10 Benefits of Gap Analysis

The educational market is in flux. States are pushing back from both Common Core State Standards (CCSS) and assessments linked to the CCSS. States and publishers are waiting to see:

  • Will funding be directed to charter schools?puzzle-silo-small
  • How many more states will drop out of the CCSS?
  • Will states want summative, formative, or competency-based tests?
  • How will products align to changing state standards?
  • What products should states, districts, and publishers develop to meet current market needs?

Many states are moving to create their own standards. How will these new standards affect the educational market? What steps must states and publishers take?

All the uncertainty in the market calls for gap analyses. A gap analysis identifies how current products are aligned to new standards, which standards still correlate, and what’s missing—gaps where new standards are not well covered.gap-analysis-circle

Publishers need to ensure that their products and assessments readily address the changing needs of states and districts.

States and districts need to know how their new standards align to older standards. Since most states adopted CCSS, new standards usually are analyzed and compared to CCSS.

What actions are taken during a gap analysis?

  • The language of standards is reviewed to identify exactly what is expected of the student.
  • Instructional materials, assessments, and other learning tools are reviewed to determine how strongly they align to the new standards.
  • Care is taken to assess whether the material adequately leads the student to fulfill the expectations set by the standards.
  • The breadth and depth of content is reviewed to see if it matches the scope of the new standards.
  • Once the review is complete, the gaps are identified, and a plan can be developed to revise the materials or assessments to fill those gaps.

Why do states need a gap analysis of new standards relative to CCSS?

A gap analysis helps inform instruction and lesson development. Gap analysis lets states clearly delineate for schools the steps needed to ensure that all students can achieve academically. Teachers also are clear on what strategies and skills they are accountable for teaching and what students need to master and understand within a school year.

However, a gap analysis is not just a simple process of comparing two sets of standards. An effective gap analysis looks deeply at the nuances in the language of the standards, making sure to identify any changes in the intent, goals, and implications.
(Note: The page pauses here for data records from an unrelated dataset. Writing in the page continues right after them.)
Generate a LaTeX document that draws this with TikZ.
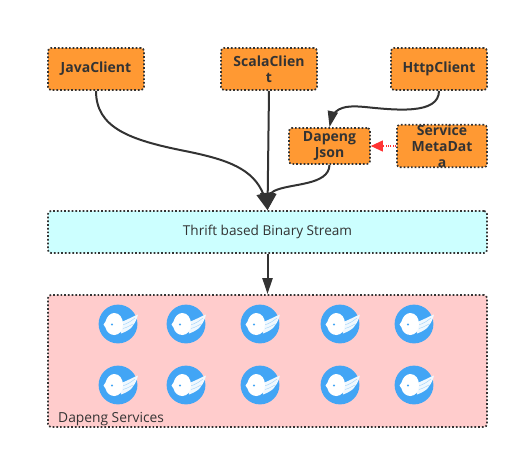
\documentclass[tikz,border=0pt]{standalone}
\usepackage{fontspec}
\setmainfont{Open Sans}
\usetikzlibrary{arrows.meta,bending}
\definecolor{boxorange}{HTML}{FF9933}
\definecolor{boxcyan}{HTML}{CCFFFF}
\definecolor{boxpink}{HTML}{FFCCCC}
\definecolor{inkgray}{HTML}{333333}
\definecolor{logoblue}{HTML}{42A5F5}
\definecolor{metared}{HTML}{FF3333}
\tikzset{
  dotbox/.style={draw=inkgray, line width=1.7pt, dash pattern=on 1.7pt off 2pt, rounded corners=3pt, inner sep=0pt, align=center, text=inkgray},
  clientbox/.style={dotbox, fill=boxorange, font=\bfseries\fontsize{14}{15.8}\selectfont},
  layerbox/.style={dotbox, font=\fontsize{13.6}{16}\selectfont},
  flow/.style={draw=inkgray, line width=2pt, -{Triangle[length=17pt,width=15pt,flex=0.6]}},
  flowsmall/.style={draw=inkgray, line width=2pt, -{Triangle[length=16pt,width=10pt,flex=0.6]}},
  metaflow/.style={draw=metared, line width=1.1pt, dash pattern=on 1pt off 1.4pt, -{Triangle[length=12pt,width=11pt,flex,sep=0pt]}},
  birdlogo/.pic={
    \fill[logoblue] (0,0) circle (19.4);
    \fill[white!92!logoblue] (1,-1.5) .. controls (8,-3) and (15,-8) .. (20,-9.5)
      .. controls (19,-5) and (17,-1) .. (15.5,0.5) .. controls (14,4) and (10,7) .. (3,9.5) -- cycle;
    \draw[logoblue!50!white, line width=0.4pt] (4,1) .. controls (9,0) and (13,-3) .. (17,-6);
    \draw[logoblue!50!white, line width=0.4pt] (5,4.5) .. controls (9,3.5) and (12,1.5) .. (15,0);
    \fill[white] (-14.5,0.5) -- (-12.5,-2.5) .. controls (-11,-8) and (-7.5,-11) .. (-3.5,-11)
      .. controls (1.5,-11) and (5,-6) .. (5,0) .. controls (5,6) and (1.5,11) .. (-3.5,11)
      .. controls (-8,11) and (-11.5,8) .. (-12.5,3.5) -- cycle;
    \fill[logoblue] (-6,0.5) circle (1.1);
  }
}
\begin{document}
\begin{tikzpicture}[x=1pt, y=-1pt]
      \useasboundingbox (0,0) rectangle (519,458);
      \node[clientbox, minimum width=96pt, minimum height=42pt] (JavaClient) at (96,69) {JavaClient};
      \node[clientbox, minimum width=96pt, minimum height=42pt] (ScalaClient) at (269,69) {ScalaClien\\t};
      \node[clientbox, minimum width=96pt, minimum height=42pt] (HttpClient) at (439,69) {HttpClient};
      \node[clientbox, minimum width=81pt, minimum height=36pt] (DapengJson) at (329.5,146) {Dapeng\\Json};
      \node[clientbox, minimum width=90pt, minimum height=36pt] (MetaData) at (442,146) {Service\\MetaDat\\a};
      \node[layerbox, fill=boxcyan, minimum width=439pt, minimum height=42pt] (BinaryStream) at (267.5,232) {Thrift based Binary Stream};
      \node[layerbox, fill=boxpink, minimum width=439pt, minimum height=132pt] (Services) at (267.5,361) {};
      \node[anchor=west, inner sep=0pt, text=inkgray, font=\fontsize{13.8}{16}\selectfont] (ServicesLabel) at (58,419) {Dapeng Services};
      \pic at (118,324) {birdlogo};
      \pic at (186,324) {birdlogo};
      \pic at (260,324) {birdlogo};
      \pic at (340,324) {birdlogo};
      \pic at (414,324) {birdlogo};
      \pic at (118,385) {birdlogo};
      \pic at (186,385) {birdlogo};
      \pic at (260,385) {birdlogo};
      \pic at (340,385) {birdlogo};
      \pic at (414,385) {birdlogo};
      \draw[flow] (JavaClient.south) .. controls (96,128) and (130,140) .. (185,151) .. controls (235,161) and (262,172) .. (BinaryStream.north);
      \draw[flow] (ScalaClient.south) -- (BinaryStream.north);
      \draw[flow] (DapengJson.south) .. controls (329,186) and (290,183) .. (274,191) .. controls (270,193) and (267.5,198) .. (BinaryStream.north);
      \draw[flowsmall] (HttpClient.south) .. controls (439,115) and (395,110) .. (365,107) .. controls (345,105) and (331,107) .. (DapengJson.north);
      \draw[metaflow] (MetaData.west) -- (DapengJson.east);
      \draw[flowsmall] (BinaryStream.south) -- (Services.north);
\end{tikzpicture}
\end{document}
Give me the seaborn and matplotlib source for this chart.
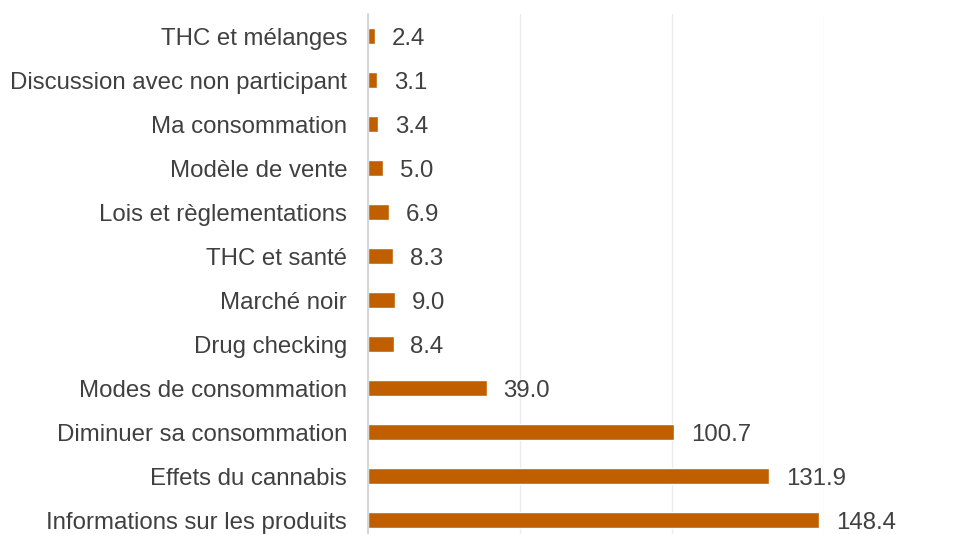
import matplotlib
matplotlib.use("Agg")
import matplotlib.pyplot as plt
import seaborn as sns
import pandas as pd

categories = [
    "THC et mélanges",
    "Discussion avec non participant",
    "Ma consommation",
    "Modèle de vente",
    "Lois et règlementations",
    "THC et santé",
    "Marché noir",
    "Drug checking",
    "Modes de consommation",
    "Diminuer sa consommation",
    "Effets du cannabis",
    "Informations sur les produits",
]
values = [2.4, 3.1, 3.4, 5.0, 6.9, 8.3, 9.0, 8.4, 39.0, 100.7, 131.9, 148.4]

df = pd.DataFrame({"categorie": categories, "valeur": values})

sns.set_style("white")
plt.rcParams["font.family"] = ["Liberation Sans", "DejaVu Sans"]

fig = plt.figure(figsize=(9.66, 5.34), dpi=100)
ax = fig.add_axes([368 / 966, -8 / 534, (824 - 368) / 966, (534 - 14 + 8) / 534])

sns.barplot(data=df, x="valeur", y="categorie", color="#C05F00",
            width=0.36, saturation=1, ax=ax)

ax.set_xlim(0, 150)
ax.set_xticks([0, 50, 100, 150])
ax.set_xticklabels([])
ax.tick_params(axis="x", length=0)
ax.tick_params(axis="y", length=0, labelsize=17.3, labelcolor="#404040", pad=15)
ax.xaxis.grid(True, color="#EBEBEB", linewidth=1)
ax.set_axisbelow(True)
ax.set_xlabel("")
ax.set_ylabel("")
for side in ["top", "right", "bottom"]:
    ax.spines[side].set_visible(False)
ax.spines["left"].set_color("#D0D0D0")
ax.spines["left"].set_linewidth(1.2)

for i, v in enumerate(values):
    ax.annotate(f"{v:.1f}", xy=(v, i), xytext=(12, -2), textcoords="offset points",
                va="center", ha="left", fontsize=17.3, color="#404040",
                annotation_clip=False)

fig.savefig("out.png", dpi=100)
A gap analysis answers the following questions:

  • How are the two sets of standards alike and different?
  • Are the strategies or skills the same?
  • Has there been a shift in the goals and expected outcomes?
  • What steps are necessary to achieve any new goals or outcomes?
  • How do the new standards affect lesson development and assessments?
  • Is there a need for professional development based on the new standards?
  • What are the degrees of fluency in learning and teaching established in the new standards and how and why are they different from previous standards?

A thorough gap analysis defines the new standards according to meaning, content, concepts, skills, and levels of learning. This allows states to establish clear, concrete learning objectives and goals, linking new standards to older ones so that the implementation of new standards is smooth and transparent.

A gap analysis also encourages states and districts to rethink and strategize how students are currently being served versus how students need to be served in the future. A gap analysis offers a framework for states, districts, and publishers to move forward to achieve goals.

Benefits of Gap Analysis

A gap analysis is a powerful tool that organizes information, drives development, and frames learning objectives for all stakeholders.

10 Benefits of Gap Analysis
Publishers 
  1. A gap analysis allows publishers and educators to speak a common language. It facilitates a dialogue about how assessments and curriculum can best meet state and district needs.
  2. It helps identify when new types of assessments are needed, for example to measure students’ critical thinking in authentic performance tasks.
  3. Instructional materials can highlight changes, alerting teachers and districts when they are addressing challenging new standards.
  4. It helps create a plan for success, by identifying the best locations for new formative assessments that monitor progress and allow teachers to identify students who need remediation. Publishers also know when to provide remediation activities.
Districts and States
  1. A gap analysis creates a framework for states and districts to work within so that all stakeholders are on the same page, knowing what content is necessary, what assessments will best measure student achievement, and how to best revise established learning systems.
  2. States and districts can plan new professional development and training to help educators modify instruction, knowing how the new standards link to the old ones.
Teachers
  1. A gap analysis helps to focus and structure new lessons so students gain automaticity in new skills and strategies.
  2. The lessons flowing from the assessment data help students to expand and develop their critical thinking skills.
  3. Teachers can use assessment data to personalize lessons based on where the student is on the learning curve.
  4. A gap analysis also helps teachers to frame parent discussions on new standards.